La idea era borrar la memoria de los dioses antiguos en todas sus tierras.
Esto le causó muchas amarguras al faraón, incluso lo llevó a descuidar la seguridad del Imperio, que ahora parecía vulnerable a las invasiones.
Tabletas de arcilla encontradas en Amarna revelan cómo el gobernante de uno de los estados de Akenatón, le ruega al faraón que envíe tropas para defenderse de los hititas, los archienemigos de Egipto.
“Se lo pedí pero no me respondió. No me ha mandado la ayuda que necesito”, se quejaba el gobernante desesperado. Pero Akenatón nunca envió la ayuda y el estado cayó en manos de los hititas.
Mientras tanto, una epidemia de peste arrasaba no sólo con el país, sino con los miembros de su propia familia. Y, como faraón, Akenatón era considerado el verdadero responsable de aquella desgracia.
Era obvio, para sus súbditos, que la catástrofe se debía a que el faraón había ofendido a los antiguos dioses.

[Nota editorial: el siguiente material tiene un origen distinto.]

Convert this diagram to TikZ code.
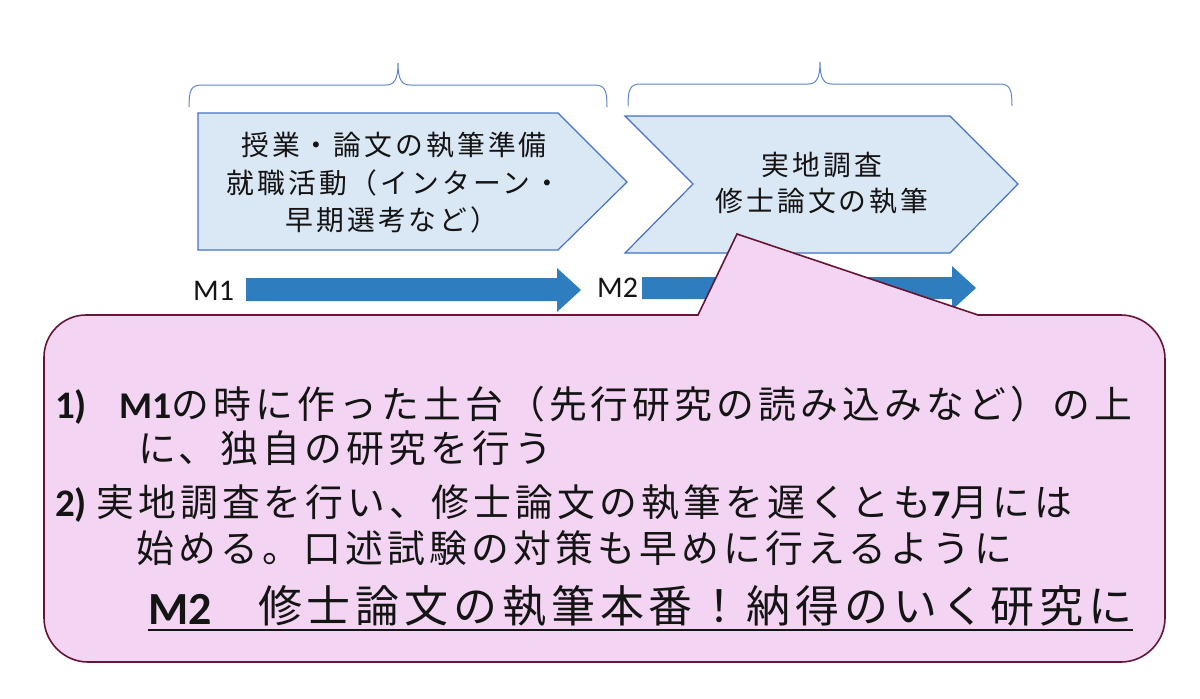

Y cuando parecía que la situación no podía ser peor, perdió a la mujer que lo había acompañado en su gestión: la reina Nefertiti también falleció.
Adiós al Paraíso
El paraíso de Akenatón estaba al borde del colapso.
Para sus asesores y cortesanos el país estaba perdiendo su riqueza y poderío.
Trece años después de la fundación de su ciudad, Akenatón murió. Hay quienes creen que fue asesinado para que su reinado terminara.
La ciudad fue abandonada y más tarde destruida y borrada de la memoria, junto con el culto a Atón y al mismo Akenatón, quien finalmente sería recordado por ser el padre de Tutankamón, su sucesor, y el más famoso de los 170 faraones que gobernaron Egipto.
Fue Tutankamón quien rescató a los antiguos dioses, y restauró el poder y la prosperidad de Egipto. Los sacerdotes regresaron más poderosos que nunca. Y la vida volvió a la normalidad.
Ningún faraón egipcio volvió jamás a desafiar a los dioses ni a tratar de cambiar el orden establecido.